EXERCISE TASK -> Copy all of the material word for word, except for the pictures.

GIVEN MATERIAL ->
▼▼▼
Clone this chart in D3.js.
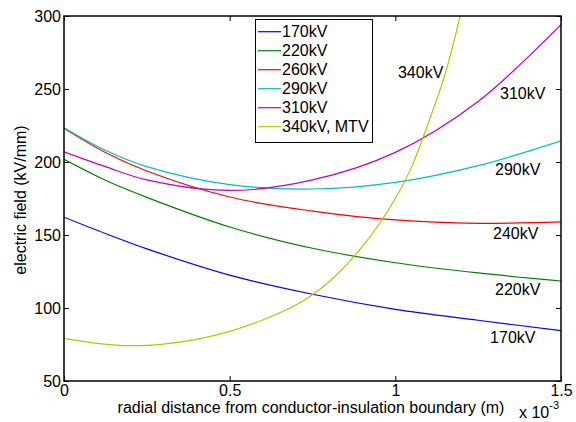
<!DOCTYPE html>
<html><head><meta charset="utf-8">
<script src="https://cdn.jsdelivr.net/npm/d3@7"></script>
<style>body{margin:0;background:#fff}svg{display:block}text{font-family:"Liberation Sans",Arial,sans-serif;fill:#000}</style>
</head><body><svg id="c" width="576" height="422"></svg>
<script>
// x values in units of 1e-3 m
const xCommon = [0, 0.125, 0.25, 0.5, 0.75, 1.0, 1.25, 1.5];
const v170 = [162.2, 151, 140.5, 122.5, 109.4, 99.1, 91.6, 84.5];
const v220 = [201.8, 187.5, 175.8, 155.5, 140.9, 131, 124, 118.5];
const v260 = [223, 206.5, 193.8, 176, 166.4, 160.3, 158, 159];
const v290 = [223.5, 208, 196.8, 184.5, 181.5, 186, 197.5, 214.5];
const v310 = [207, 196.8, 187.7, 180.5, 187.7, 206.6, 241.5, 294];
const xMTV = [0, 0.1, 0.2, 0.3, 0.4, 0.5, 0.6, 0.7, 0.75, 0.8, 0.85, 0.9, 0.95, 1.0, 1.05, 1.1, 1.15, 1.2];
const v340 = [79.2, 75.8, 74.2, 75.3, 78.5, 84, 91.8, 102, 109, 118, 129, 142, 157, 175, 197, 227, 260, 304];
const legendLabels = ["170kV", "220kV", "260kV", "290kV", "310kV", "340kV, MTV"];
const colors = ["#0000FF", "#008000", "#FF0000", "#00BFBF", "#BF00BF", "#BFBF00"];
const xTicks = [0, 0.5, 1, 1.5];
const xTickLabels = ["0", "0.5", "1", "1.5"];
const yTicks = [50, 100, 150, 200, 250, 300];
const curveLabels = [
  {text: "340kV", x: 1.008, y: 257.5},
  {text: "310kV", x: 1.316, y: 243.2},
  {text: "290kV", x: 1.301, y: 191.1},
  {text: "240kV", x: 1.295, y: 147.3},
  {text: "220kV", x: 1.301, y: 109},
  {text: "170kV", x: 1.286, y: 76}
];

const svg = d3.select("#c");
const L = 64, R = 561, T = 16, B = 381;
const x = d3.scaleLinear().domain([0, 1.5]).range([L, R]);
const y = d3.scaleLinear().domain([50, 300]).range([B, T]);
const fs = 16;

svg.append("defs").append("clipPath").attr("id", "clip")
  .append("rect").attr("x", L).attr("y", T).attr("width", R - L).attr("height", B - T);

const series = [
  {xs: xCommon, vs: v170}, {xs: xCommon, vs: v220}, {xs: xCommon, vs: v260},
  {xs: xCommon, vs: v290}, {xs: xCommon, vs: v310}, {xs: xMTV, vs: v340}
];
const line = d3.line().x(d => x(d[0])).y(d => y(d[1])).curve(d3.curveCatmullRom.alpha(0.5));
const g = svg.append("g").attr("clip-path", "url(#clip)");
series.forEach((s, i) => {
  g.append("path").datum(s.xs.map((xv, j) => [xv, s.vs[j]]))
    .attr("d", line).attr("fill", "none").attr("stroke", colors[i]).attr("stroke-width", 1.2);
});

// axes (inside ticks, box)
function styleAxis(sel) {
  sel.select(".domain").remove();
  sel.selectAll("line").attr("stroke", "#000").attr("stroke-width", 1);
  sel.selectAll("text").style("font-size", fs + "px").attr("fill", "#000");
}
svg.append("g").attr("transform", `translate(0,${B})`)
  .call(d3.axisBottom(x).tickValues(xTicks).tickFormat((d, i) => xTickLabels[i]).tickSize(-5).tickPadding(4))
  .call(styleAxis);
svg.append("g").attr("transform", `translate(0,${T})`)
  .call(d3.axisTop(x).tickValues(xTicks).tickFormat("").tickSize(-5))
  .call(styleAxis);
svg.append("g").attr("transform", `translate(${L},0)`)
  .call(d3.axisLeft(y).tickValues(yTicks).tickSize(-5).tickPadding(3))
  .call(styleAxis);
svg.append("g").attr("transform", `translate(${R},0)`)
  .call(d3.axisRight(y).tickValues(yTicks).tickFormat("").tickSize(-5))
  .call(styleAxis);
svg.append("rect").attr("x", L).attr("y", T).attr("width", R - L).attr("height", B - T)
  .attr("fill", "none").attr("stroke", "#000").attr("stroke-width", 1.5);

// curve labels
curveLabels.forEach(c => {
  svg.append("text").attr("x", x(c.x)).attr("y", y(c.y)).style("font-size", fs + "px").text(c.text);
});

// axis titles
svg.append("text").attr("x", 311).attr("y", 413).attr("text-anchor", "middle")
  .style("font-size", fs + "px").text("radial distance from conductor-insulation boundary (m)");
const sx = svg.append("text").attr("x", 519).attr("y", 418).style("font-size", fs + "px");
sx.append("tspan").text("x 10");
sx.append("tspan").attr("dy", -9).style("font-size", "11px").text("-3");
svg.append("text").attr("transform", "translate(26,200) rotate(-90)").attr("text-anchor", "middle")
  .style("font-size", fs + "px").text("electric field (kV/mm)");

// legend
const lg = svg.append("g");
lg.append("rect").attr("x", 255.5).attr("y", 19.5).attr("width", 117).attr("height", 123)
  .attr("fill", "#fff").attr("stroke", "#000").attr("stroke-width", 1);
legendLabels.forEach((t, i) => {
  const cy = 31.7 + i * 19;
  lg.append("line").attr("x1", 258).attr("x2", 281).attr("y1", cy).attr("y2", cy)
    .attr("stroke", colors[i]).attr("stroke-width", 1.2);
  lg.append("text").attr("x", 282).attr("y", cy).attr("dy", "0.36em").style("font-size", fs + "px").text(t);
});
</script></body></html>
▲▲▲
WORKED SOLUTION ->
Clone this chart in D3.js.
<!DOCTYPE html>
<html><head><meta charset="utf-8">
<script src="https://cdn.jsdelivr.net/npm/d3@7"></script>
<style>body{margin:0;background:#fff}svg{display:block}text{font-family:"Liberation Sans",Arial,sans-serif;fill:#000}</style>
</head><body><svg id="c" width="576" height="422"></svg>
<script>
// x values in units of 1e-3 m
const xCommon = [0, 0.125, 0.25, 0.5, 0.75, 1.0, 1.25, 1.5];
const v170 = [162.2, 151, 140.5, 122.5, 109.4, 99.1, 91.6, 84.5];
const v220 = [201.8, 187.5, 175.8, 155.5, 140.9, 131, 124, 118.5];
const v260 = [223, 206.5, 193.8, 176, 166.4, 160.3, 158, 159];
const v290 = [223.5, 208, 196.8, 184.5, 181.5, 186, 197.5, 214.5];
const v310 = [207, 196.8, 187.7, 180.5, 187.7, 206.6, 241.5, 294];
const xMTV = [0, 0.1, 0.2, 0.3, 0.4, 0.5, 0.6, 0.7, 0.75, 0.8, 0.85, 0.9, 0.95, 1.0, 1.05, 1.1, 1.15, 1.2];
const v340 = [79.2, 75.8, 74.2, 75.3, 78.5, 84, 91.8, 102, 109, 118, 129, 142, 157, 175, 197, 227, 260, 304];
const legendLabels = ["170kV", "220kV", "260kV", "290kV", "310kV", "340kV, MTV"];
const colors = ["#0000FF", "#008000", "#FF0000", "#00BFBF", "#BF00BF", "#BFBF00"];
const xTicks = [0, 0.5, 1, 1.5];
const xTickLabels = ["0", "0.5", "1", "1.5"];
const yTicks = [50, 100, 150, 200, 250, 300];
const curveLabels = [
  {text: "340kV", x: 1.008, y: 257.5},
  {text: "310kV", x: 1.316, y: 243.2},
  {text: "290kV", x: 1.301, y: 191.1},
  {text: "240kV", x: 1.295, y: 147.3},
  {text: "220kV", x: 1.301, y: 109},
  {text: "170kV", x: 1.286, y: 76}
];

const svg = d3.select("#c");
const L = 64, R = 561, T = 16, B = 381;
const x = d3.scaleLinear().domain([0, 1.5]).range([L, R]);
const y = d3.scaleLinear().domain([50, 300]).range([B, T]);
const fs = 16;

svg.append("defs").append("clipPath").attr("id", "clip")
  .append("rect").attr("x", L).attr("y", T).attr("width", R - L).attr("height", B - T);

const series = [
  {xs: xCommon, vs: v170}, {xs: xCommon, vs: v220}, {xs: xCommon, vs: v260},
  {xs: xCommon, vs: v290}, {xs: xCommon, vs: v310}, {xs: xMTV, vs: v340}
];
const line = d3.line().x(d => x(d[0])).y(d => y(d[1])).curve(d3.curveCatmullRom.alpha(0.5));
const g = svg.append("g").attr("clip-path", "url(#clip)");
series.forEach((s, i) => {
  g.append("path").datum(s.xs.map((xv, j) => [xv, s.vs[j]]))
    .attr("d", line).attr("fill", "none").attr("stroke", colors[i]).attr("stroke-width", 1.2);
});

// axes (inside ticks, box)
function styleAxis(sel) {
  sel.select(".domain").remove();
  sel.selectAll("line").attr("stroke", "#000").attr("stroke-width", 1);
  sel.selectAll("text").style("font-size", fs + "px").attr("fill", "#000");
}
svg.append("g").attr("transform", `translate(0,${B})`)
  .call(d3.axisBottom(x).tickValues(xTicks).tickFormat((d, i) => xTickLabels[i]).tickSize(-5).tickPadding(4))
  .call(styleAxis);
svg.append("g").attr("transform", `translate(0,${T})`)
  .call(d3.axisTop(x).tickValues(xTicks).tickFormat("").tickSize(-5))
  .call(styleAxis);
svg.append("g").attr("transform", `translate(${L},0)`)
  .call(d3.axisLeft(y).tickValues(yTicks).tickSize(-5).tickPadding(3))
  .call(styleAxis);
svg.append("g").attr("transform", `translate(${R},0)`)
  .call(d3.axisRight(y).tickValues(yTicks).tickFormat("").tickSize(-5))
  .call(styleAxis);
svg.append("rect").attr("x", L).attr("y", T).attr("width", R - L).attr("height", B - T)
  .attr("fill", "none").attr("stroke", "#000").attr("stroke-width", 1.5);

// curve labels
curveLabels.forEach(c => {
  svg.append("text").attr("x", x(c.x)).attr("y", y(c.y)).style("font-size", fs + "px").text(c.text);
});

// axis titles
svg.append("text").attr("x", 311).attr("y", 413).attr("text-anchor", "middle")
  .style("font-size", fs + "px").text("radial distance from conductor-insulation boundary (m)");
const sx = svg.append("text").attr("x", 519).attr("y", 418).style("font-size", fs + "px");
sx.append("tspan").text("x 10");
sx.append("tspan").attr("dy", -9).style("font-size", "11px").text("-3");
svg.append("text").attr("transform", "translate(26,200) rotate(-90)").attr("text-anchor", "middle")
  .style("font-size", fs + "px").text("electric field (kV/mm)");

// legend
const lg = svg.append("g");
lg.append("rect").attr("x", 255.5).attr("y", 19.5).attr("width", 117).attr("height", 123)
  .attr("fill", "#fff").attr("stroke", "#000").attr("stroke-width", 1);
legendLabels.forEach((t, i) => {
  const cy = 31.7 + i * 19;
  lg.append("line").attr("x1", 258).attr("x2", 281).attr("y1", cy).attr("y2", cy)
    .attr("stroke", colors[i]).attr("stroke-width", 1.2);
  lg.append("text").attr("x", 282).attr("y", cy).attr("dy", "0.36em").style("font-size", fs + "px").text(t);
});
</script></body></html>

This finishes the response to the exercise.